All indications point to a new Windows operating system being announced later this month when Microsoft details what it has in store next for the most popular desktop computing operating system in history.
The Redmond, Wash.-based computing giant has been very tight lipped about what it plans to unveil during a live event on June 24, with some speculating a new version of the operating system called Windows 11 is on the horizon.
It has been a while since Microsoft released a new version of the operating system. In fact, the time since Windows 10 was released in 2015 is the longest the company has gone without releasing a new version of Windows in two decades. Starting with Windows Vista in 2006, the company never went more than three years before releasing a new version of Windows.
Now, the company is either dropping very cryptic hints, is trolling the world or is a victim of coincidence.
Microsoft’s June 24 event starts at 11 a.m., and the company just released a video – exactly 11 minutes in length – of all the Windows operating system startup sounds since Windows 95 slowed down 4,000%.
CEO Satya Nadella reportedly dropped hints of a big update at Microsoft’s Build developer conference last month, and other news outlets have reported a major rejuvenation of the desktop interface.
According to Windows Central, that project is codenamed Sun Valley and is expected to include a new Start menu and Taskbar layout, icons, sounds, app designs and fluid animations.

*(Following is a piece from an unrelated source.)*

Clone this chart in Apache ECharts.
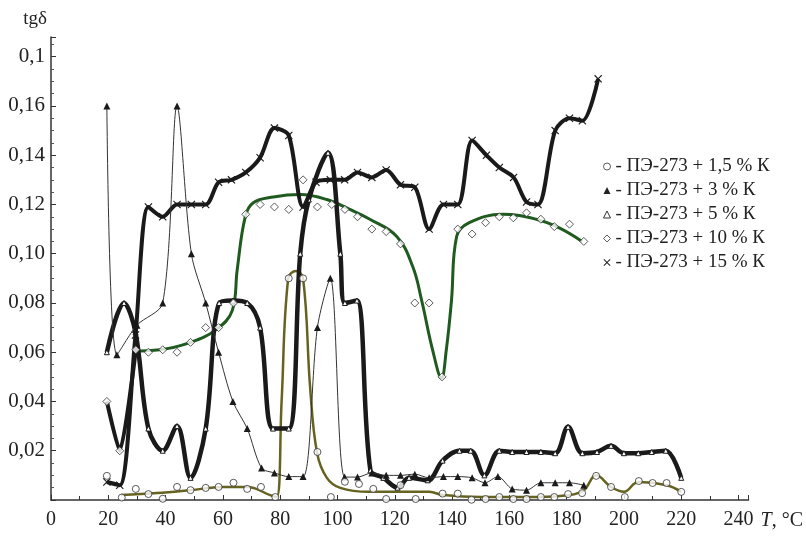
<!DOCTYPE html>
<html>
<head>
<meta charset="utf-8">
<script src="https://cdn.jsdelivr.net/npm/echarts@6/dist/echarts.min.js"></script>
<style>
  html, body { margin: 0; background: #fff; }
  #chart { width: 806px; height: 540px; }
</style>
</head>
<body>
<div id="chart"></div>
<script>
// tgδ(T) for ПЭ-273 with different K content

const names = ['ПЭ-273 + 1,5 % К', 'ПЭ-273 + 3 % К', 'ПЭ-273 + 5 % К', 'ПЭ-273 + 10 % К', 'ПЭ-273 + 15 % К'];
const yTickLabels = ['0,02', '0,04', '0,06', '0,08', '0,10', '0,12', '0,14', '0,16', '0,1'];

// 1,5 % K: open circles + olive fitted curve
const t1_5 = [19.5, 24.7, 29.6, 34, 39, 44, 48.7, 54, 58.5, 63.7, 68.5, 73.3, 78.3, 83, 88, 93, 97.7, 102.6, 107.5, 112.5, 117, 122, 127.3, 136.7, 142, 146.8, 151.7, 156.5, 161.4, 166, 171, 175.7, 180.5, 185.4, 190.3, 195.5, 200.3, 205.2, 210, 214.9, 220];
const v1_5 = [0.0098, 0.001, 0.0045, 0.0024, 0.0005, 0.0053, 0.004, 0.0049, 0.0053, 0.007, 0.0045, 0.0053, 0.0012, 0.09, 0.09, 0.0195, 0.0012, 0.0074, 0.0065, 0.0045, 0.0004, 0.006, 0.0004, 0.0026, 0.0026, 0.0001, 0.0004, 0.0012, 0.0004, 0.0004, 0.0012, 0.0012, 0.0024, 0.0028, 0.0098, 0.0053, 0.0012, 0.0077, 0.0069, 0.0069, 0.0033];
const fit1_5T = [24.5, 37, 48.7, 60, 68.5, 76.5, 78.8, 80.5, 82.8, 85.5, 88, 90.5, 92.9, 96.3, 101, 111, 132, 137, 150, 170, 181, 186, 190.3, 195.5, 200, 205, 215, 220];
const fit1_5V = [0.002, 0.0028, 0.004, 0.0053, 0.0053, 0.002, 0.0012, 0.04, 0.09, 0.093, 0.09, 0.045, 0.019, 0.009, 0.0049, 0.0033, 0.0033, 0.002, 0.0012, 0.0012, 0.002, 0.004, 0.010, 0.0053, 0.0033, 0.0073, 0.006, 0.0033];

// 3 % K: filled triangles, thin line
const t3 = [19.5, 23, 30, 39, 44, 49, 54, 58.5, 63.5, 68.5, 73.5, 78, 83, 88, 93, 97.5, 102.5, 107, 112, 117, 122, 127, 132, 137, 142, 147, 151.5, 156, 161, 166, 171, 176, 181, 186];
const v3 = [0.16, 0.059, 0.071, 0.08, 0.16, 0.10, 0.08, 0.06, 0.04, 0.029, 0.013, 0.011, 0.0095, 0.0095, 0.07, 0.09, 0.0093, 0.0093, 0.011, 0.01, 0.01, 0.0105, 0.009, 0.0095, 0.0095, 0.009, 0.007, 0.0095, 0.0045, 0.004, 0.007, 0.007, 0.007, 0.006];

// 5 % K: open triangles, thick black line
const t5 = [19.5, 25.5, 29.5, 34, 39, 44, 48.7, 54, 58.7, 63.5, 68.5, 73, 77.5, 83, 87, 90, 96.7, 101, 102.6, 106.8, 111.5, 116, 121, 125, 131.5, 136.7, 142.6, 146.5, 151.3, 156.5, 161, 166, 171, 176, 180.5, 185.5, 190.6, 195.5, 200, 205, 209.7, 214.6, 220];
const v5 = [0.06, 0.08, 0.068, 0.029, 0.02, 0.03, 0.009, 0.029, 0.08, 0.081, 0.08, 0.07, 0.029, 0.029, 0.10, 0.122, 0.141, 0.10, 0.08, 0.081, 0.012, 0.009, 0.005, 0.009, 0.008, 0.016, 0.02, 0.02, 0.01, 0.02, 0.0195, 0.0195, 0.0195, 0.019, 0.0297, 0.019, 0.0195, 0.022, 0.019, 0.019, 0.0195, 0.02, 0.009];

// 10 % K: open diamonds, black start then green fitted curve
const t10 = [19.5, 24, 29.6, 34, 39, 44, 48.7, 54, 58.5, 63.7, 68, 73, 78, 83, 88, 93, 98, 102.6, 107, 112, 117, 122, 127, 132, 136.5, 142, 147, 151.7, 156.5, 161.4, 166, 171, 175.7, 181, 186];
const v10 = [0.04, 0.02, 0.061, 0.060, 0.061, 0.060, 0.064, 0.07, 0.07, 0.08, 0.116, 0.12, 0.119, 0.118, 0.13, 0.119, 0.12, 0.118, 0.115, 0.11, 0.109, 0.104, 0.08, 0.08, 0.05, 0.11, 0.108, 0.1126, 0.115, 0.1146, 0.1166, 0.114, 0.111, 0.112, 0.105];
const lead10T = [19.5, 24, 29.6];
const lead10V = [0.04, 0.02, 0.061];
const fit10T = [28.5, 38, 48.7, 57.4, 63.3, 65, 67.8, 70.6, 77.6, 87, 96.3, 104.3, 111.3, 120.7, 126.3, 129.4, 133.2, 136.3, 138, 139.8, 141.6, 146, 157.6, 169.4, 177.4, 185.4];
const fit10V = [0.0605, 0.061, 0.064, 0.069, 0.077, 0.0935, 0.115, 0.1207, 0.123, 0.124, 0.122, 0.118, 0.114, 0.107, 0.0947, 0.081, 0.061, 0.0496, 0.061, 0.081, 0.107, 0.1126, 0.116, 0.114, 0.1105, 0.105];

// 15 % K: crosses, thick black line
const t15 = [19.5, 24, 29.5, 34, 39, 44, 49, 54, 58.5, 63, 68, 73, 78, 83, 88, 92.5, 97.5, 102.5, 107, 112, 117, 122, 127, 132, 137, 142, 147, 152, 156.5, 161.5, 166, 170, 176, 181, 185.5, 191];
const v15 = [0.0073, 0.006, 0.067, 0.119, 0.115, 0.12, 0.12, 0.12, 0.129, 0.13, 0.133, 0.139, 0.151, 0.148, 0.119, 0.129, 0.13, 0.13, 0.133, 0.131, 0.134, 0.128, 0.127, 0.11, 0.12, 0.12, 0.146, 0.14, 0.135, 0.131, 0.121, 0.12, 0.15, 0.155, 0.154, 0.171];

const pairs = (t, v) => t.map((x, i) => [x, v[i]]);
const crossPath = 'path://M0,1L1,0L5,4L9,0L10,1L6,5L10,9L9,10L5,6L1,10L0,9L4,5Z';
const serif = '"Liberation Serif", "DejaVu Serif", serif';
const ink = '#1a1a1a';
const openStyle = { color: '#fff', borderColor: '#333', borderWidth: 1 };

const chart = echarts.init(document.getElementById('chart'));

const option = {
    backgroundColor: '#fff',
    animation: false,
    grid: { left: 51, right: 56, top: 37, bottom: 40 },
    legend: {
        orient: 'vertical',
        left: 598,
        top: 152,
        itemWidth: 7,
        itemHeight: 7,
        itemGap: 5,
        formatter: '- {name}',
        textStyle: { fontFamily: serif, fontSize: 19, lineHeight: 19, color: '#222' },
        data: [
            { name: names[0], icon: 'circle', itemStyle: openStyle },
            { name: names[1], icon: 'triangle', itemStyle: { color: '#222' } },
            { name: names[2], icon: 'triangle', itemStyle: openStyle },
            { name: names[3], icon: 'diamond', itemStyle: openStyle },
            { name: names[4], icon: crossPath, itemStyle: { color: '#222' } }
        ]
    },
    xAxis: {
        type: 'value',
        min: 0,
        max: 243.5,
        interval: 20,
        name: '{i|T}, °C',
        nameLocation: 'end',
        nameGap: 12,
        nameTextStyle: {
            fontFamily: serif, fontSize: 20, color: '#222',
            verticalAlign: 'top', padding: [11, 0, 0, 0],
            rich: { i: { fontFamily: serif, fontSize: 20, fontStyle: 'italic', color: '#222' } }
        },
        axisLine: { show: true, lineStyle: { color: '#333', width: 1.5 } },
        axisTick: { show: true, inside: true, length: 5, lineStyle: { color: '#333' } },
        minorTick: { show: true, splitNumber: 2, length: 4, lineStyle: { color: '#333' } },
        splitLine: { show: false },
        axisLabel: {
            margin: 10, fontFamily: serif, fontSize: 20, color: '#222',
            showMaxLabel: false
        }
    },
    yAxis: {
        type: 'value',
        min: 0,
        max: 0.188,
        interval: 0.02,
        name: 'tgδ',
        nameLocation: 'end',
        nameGap: 8,
        nameTextStyle: { fontFamily: serif, fontSize: 19, color: '#222', align: 'right', padding: [0, 4, 0, 0] },
        axisLine: { show: true, lineStyle: { color: '#333', width: 1.5 } },
        axisTick: { show: true, inside: true, length: 5, lineStyle: { color: '#333' } },
        minorTick: { show: true, splitNumber: 4, length: 3, lineStyle: { color: '#555' } },
        splitLine: { show: false },
        axisLabel: {
            margin: 6, fontFamily: serif, fontSize: 21, color: '#222',
            showMaxLabel: false,
            formatter: v => {
                const k = Math.round(v / 0.02);
                return k >= 1 && k <= yTickLabels.length ? yTickLabels[k - 1] : '';
            }
        }
    },
    series: [
        {
            name: 'fit 1,5',
            type: 'line',
            data: pairs(fit1_5T, fit1_5V),
            smooth: 0.4,
            showSymbol: false,
            lineStyle: { color: '#66621f', width: 2.5 },
            z: 2
        },
        {
            name: 'fit 10',
            type: 'line',
            data: pairs(fit10T, fit10V),
            smooth: 0.4,
            showSymbol: false,
            lineStyle: { color: '#1f5a1f', width: 3 },
            z: 2
        },
        {
            name: 'lead 10',
            type: 'line',
            data: pairs(lead10T, lead10V),
            smooth: 0.2,
            showSymbol: false,
            lineStyle: { color: ink, width: 4 },
            z: 3
        },
        {
            name: names[2],
            type: 'line',
            data: pairs(t5, v5),
            smooth: 0.35,
            symbol: 'triangle',
            symbolSize: 5,
            itemStyle: { color: '#fff', borderColor: ink, borderWidth: 1 },
            lineStyle: { color: ink, width: 4.5 },
            z: 3
        },
        {
            name: names[4],
            type: 'line',
            data: pairs(t15, v15),
            smooth: 0.3,
            symbol: crossPath,
            symbolSize: 8,
            itemStyle: { color: ink },
            lineStyle: { color: ink, width: 4 },
            z: 4
        },
        {
            name: names[1],
            type: 'line',
            data: pairs(t3, v3),
            smooth: 0.3,
            symbol: 'triangle',
            symbolSize: 7,
            itemStyle: { color: ink },
            lineStyle: { color: '#333', width: 1 },
            z: 5
        },
        {
            name: names[3],
            type: 'scatter',
            data: pairs(t10, v10),
            symbol: 'diamond',
            symbolSize: 8,
            itemStyle: openStyle,
            z: 6
        },
        {
            name: names[0],
            type: 'scatter',
            data: pairs(t1_5, v1_5),
            symbol: 'circle',
            symbolSize: 7,
            itemStyle: openStyle,
            z: 6
        }
    ]
};

chart.setOption(option);
</script>
</body>
</html>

Microsoft also cancelled plans to ship a new version of Windows dubbed Windows 10x built on a new version of the operating system designed for dual-screen PCs, and was then to compete with Google’s ChomeOS. This only adds to the speculation of a new operating system coming down the pike.
When Windows 10 was released, Microsoft said it would be the last version of the operating system it would ever release. However, that was six years ago and under different leadership.
If the company begins phasing out older versions of Windows and essentially forces another mass migration to a new operating system, IT departments everywhere should be prepared this time around.